Pergunta-se para que terá servido então o volume massivo de meios financeiros carreados para a Grécia através dos mecanismos de resgate da União.
Serviram essencialmente para pagar juros e para devolver aos credores o valor das dívidas que se vão vencendo.
Como li algures esta semana, tudo poderia ter sido feito de forma mais fácil. Podia ter-se pago a partir do fundo europeu de resgate diretamente aos credores. Mas isso seria demasiado embaraçoso. Ficaria muito claro que se está sempre a proteger os credores em primeiro lugar.
Assim, sempre se insiste na tónica do programa de ajustamento e das reformas que não se conseguem fazer em países onde a recessão e o desemprego são tão brutais.
Até agora não se percebeu, e muito menos se assumiu, que não há forma de ultrapassar este raciocínio para o caso grego. O enfrentamento que o Syrisa não deixará de protagonizar foi a única resposta que o povo encontrou.
Acontece que o jogo ficou muito mais perigoso. Se por um lado, os mercados parecem apenas reagir castigando de forma marginal por exemplo Portugal e a Irlanda (ainda assim com uma pequena subida nas taxas de juro a médio e longo prazo) por outro, o Governo grego assume com uma rapidez estonteante uma série de decisões que levarão seguramente à banca rota.

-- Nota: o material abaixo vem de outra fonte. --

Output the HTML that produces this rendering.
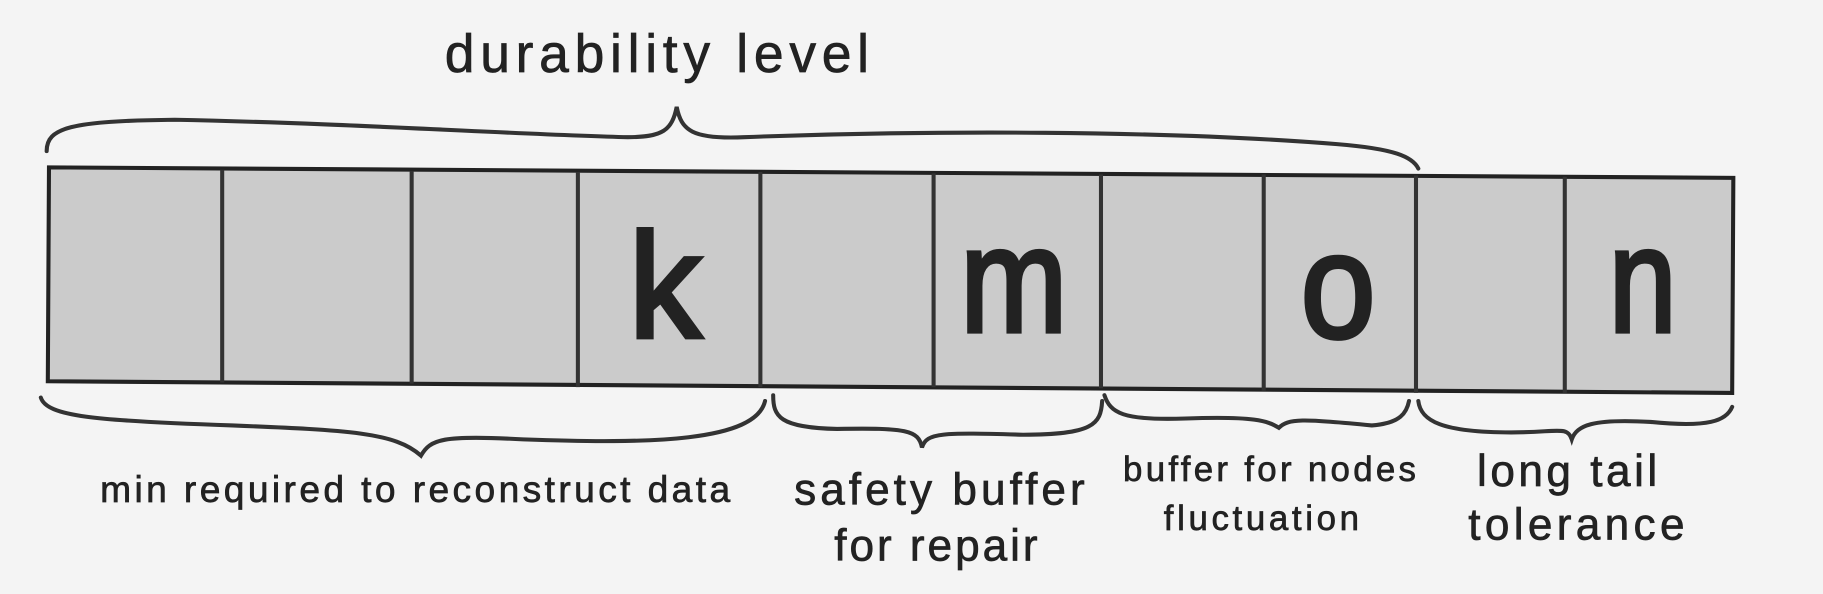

Se na Europa persistir o politicamente correto, se a Alemanha achar que o programa de injeção de liquidez do BCE (que a Grécia não tem capacidade para usufruir) é o máximo que pode fazer, então a Grécia acabará por sair do euro num movimento sem qualquer hipótese de deixar incólumes os restantes países da Zona Euro.
Na melhor das hipóteses, ou seja, mesmo que a instabilidade financeira não seja imediata, a integridade do projeto europeu sofrerá um dano irreversível. O precedente da "desfiliação" europeia, ou mesmo que apenas do euro, é um rombo provavelmente irreparável na evolução da construção europeia.
Ora isto numa altura em que a Rússia aparece de novo associada a tentações imperialistas, e a guerra pelo domínio do mercado da energia ainda está a começar, faz olhar com pavor e não já apenas com desolação para as imagens do campo de concentração polaco.
E o pior é que, a ser assim, a Grécia não tem dúvidas sobre de que lado ficará. Tsipras também já o sinalizou ao expressar desacordo sobre a posição europeia no que diz respeito à crise na Ucrânia.
Para quem só pode assistir à parte visível dos acontecimentos, parece muito pouco esperar que Tsipras seja mais Lula do que Chávez e que na Europa alguém tenha a coragem de imitar Churchill.